Claudia is a pack rat (and I can’t judge-I live in fear of crossing the line from pack rat to hoarder, honestly) but she decides she can get by in NYC without three bathing suits.  “Chilly” Stacey would be packing black leggings and stirrup pants (sexy!), baggy red, white, and black tops, and black cowboy boots.  She might also sprinkle some sophisticated glitter in her hair.  Even though Kristy lives in a MANSION with a MILLIONAIRE stepfather, she’ll be packing a duffle bag with turtlenecks and jeans.  “When Stacey inspects Kristy’s suitcase, she’ll have to do some fast talking to convince Kristy to add so much as a skirt to her pile of jeans.  Oh, well.  Kristy may be a little less mature than the rest of us, but we love her anyway.”  Oh, shut it, Claud.  It’s great how wearing heels apparently is a gross affront to feminism, but not caring for skirts is “immature.”  Shut it, Ann. I mean, Kristy frequently is immature, but not because she doesn’t care about being fashionable.
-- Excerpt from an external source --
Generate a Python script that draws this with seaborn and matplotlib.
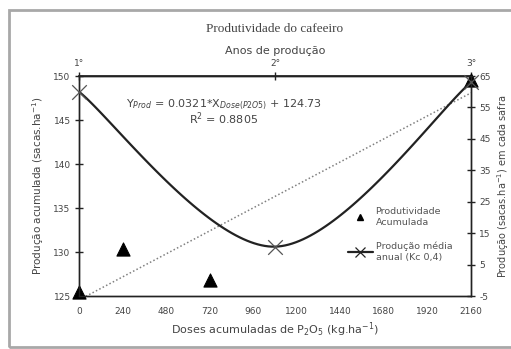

Dawn, who is “ individualistic and pretty self-confident” (ha!) would of course be packing her unspecified “California Casual” duds.  Also, she is “gorgeous” and has “just enough freckles to be interesting.”  Huh?  Well, thank heavens she doesn’t have an offensive number of freckles on her “peaches and cream” skin.  Mary Anne will be packing her “very different” clothes, so I guess that would be “Uptight Connecticut Neurotic”?

Mal would be packing the trendiest clothes she could find ( push down socks wooooo!) but “unfortunately” the Pikes don’t allow her to dress very fashionably because she is only eleven.  The Pikes are not strict, but they haven’t allowed her to get her braces taken off early (WHAT? Who would do that?), switch her glasses to contacts, straighten her hair or wear “just about anything Stacey or I get to wear.”  So, despite all evidence to the contrary, the Pike parents have a modicum of common sense and good taste?  But Claudia says graciously she manages not to “look like a first grader.”  Except when she wears her Mallory jumper and tights with hearts.  (See, I get to be catty because they aren’t my BFFs.  Claudia’s being kind of an ass here.)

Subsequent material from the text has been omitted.